While the intrinsic quality of a set embeddings is difficult to quantify, it is common to use an extrinsic task-based approach to measure the utility of a given set of embeddings. We use here the vector offset word analogy evaluation proposed by Mikolov (2013). For all 64 length vectors, vectors were built for words only. For 256 length vectors, vectors were learned for words *and* frequently observed phrases (e.g. "true_north" instead of "true" and "north").

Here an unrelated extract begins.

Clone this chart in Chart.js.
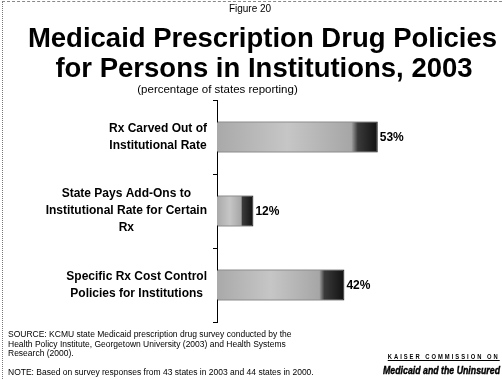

64 length vectors, no quantization: 47.33% word analogy accuracy, 99.66% of questions answered

64 length vectors, 9 bit quantization: tbd

64 length vectors, 4 bit quantization: tbd

64 length vectors, 9 bit quantization, True North constrained: 44.62%

64 length vectors, 4 bit quantization, True North constrained: 44.38%

256 length vectors, no quantization, top 64,000 words only: 71.75% accuracy, 80.67% questions seen

256 length vectors, 9 bit quantization, top 64,000 words only: 71.65% accuracy, 80.67% questions seen

256 length vectors, 4 bit quantization, top 64,000 words only: 69.39% accuracy, 80.67% questions seen

The unconstrained 256 length vectors were 70.59% accurate with 95.45% coverage when vocab was expanded to 128000 words. However the 256-length vectors were unable to be transformed to a True North constrained format without total loss of information. For the purposes of all further experiments, the 64 length vectors were used.

When quantizing the vectors, we also clipped the top and bottom 10% of the values. Allowing the extrema to saturate allowed us to represent the remainder of the values with greater precision.